Metcalfe I hear is making efforts to get a very large force, offering inducement, with plenty of whiskey and every latitude & liberty to do as they please if they work for him. And Hutchins tampers with our Negroes and those who left us …, offering to furnish mules, utensils and all plantation gear & tools for half the cotton made. I mention only two.

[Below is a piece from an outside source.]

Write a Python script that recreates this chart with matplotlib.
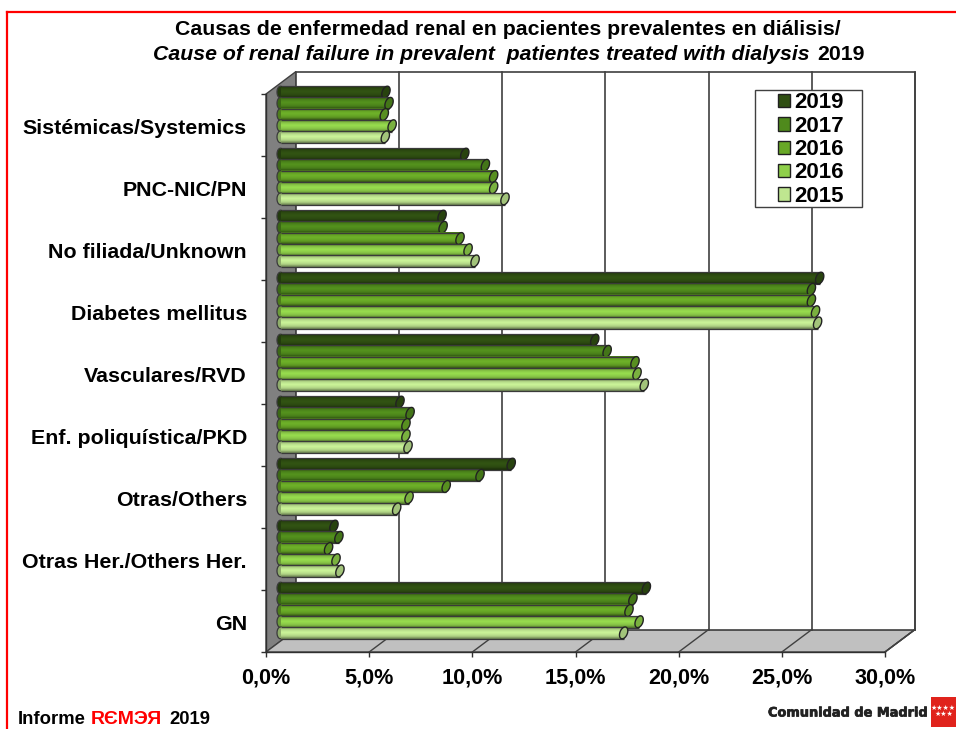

In mid-December, a laborer told Shields he thought “the whole of Saturday and a school would keep nearly all.” The manager had no objection to a school but he strongly advised his employer against any concessions to a five-day workweek; meanwhile, he prepared to stop issuing any food rations to laborers who refused to sign after the old contract expired. On January 1, the moment of decision neared. “The cry with our people now is, that we are too strict and do not pay enough.” Several of the neighboring planters, in the meantime, had made offers that proved to be irresistible. “He has nothing whatever to do with his place,” Shields said of one nearby planter. “Not a word to say—The Negroes manage all and are to give him one half.” When the expected “stampede” came to his plantations, Shields was thus not altogether surprised. But a sufficient number remained, largely because they wished “to be at home” and they doubted the honesty of the neighboring planters. The final settlement closely resembled the original proposal, with the hands choosing between cash wages (double the previous year’s rates) and an interest in the crop; the employer did concede the establishment of a school, though the freedmen were to pay for the teacher and his tenure would rest on his “good behaviour.” To replace the losses, Shields tried to hire other laborers but with little success. “They demand exorbitant wages—And the more the white owner of the soil yields, the more they require.”107

Where a considerable demand for black labor prevailed, planters found it difficult to sustain a united front against potentially ruinous competition. Vying with each other for scarce field hands, very much as Shields’s neighbors had, employers sometimes assumed the most solicitous airs to induce blacks to contract with them. No doubt to incur favor with his freedmen, John H. Bills, the Tennessee planter, found himself driving a wagonload of them to a nearby community, where they could attend a “Negro barbecue” and dance through the night. Adele Allston tried to satisfy her laborers by stocking the plantation with “some extras, such as beef etc.,” while another South Carolina planter modified his original terms by giving a freedman “more time to work for himself.” The Reverend Samuel Agnew thought his father “had no alternative” but to accede to the extravagant demands of a valued laborer, although he thought he had reached an agreement with the man for a lesser sum the previous week. “But he [the laborer] could get more and he took advantage of circumstances.” Hard-pressed for laborers, a Mississippi planter ventured to New Orleans and offered a black labor agent five dollars a head for all the men he could obtain; the agent prepared to accommodate the planter but upon learning where the freedmen were to be sent he refused any further assistance, saying he would not send a black man to Mississippi for a hundred dollars a head. “And why?” the outraged planter bellowed afterwards. “All because the sassy scoundrel said he didn’t like our Mississippi laws.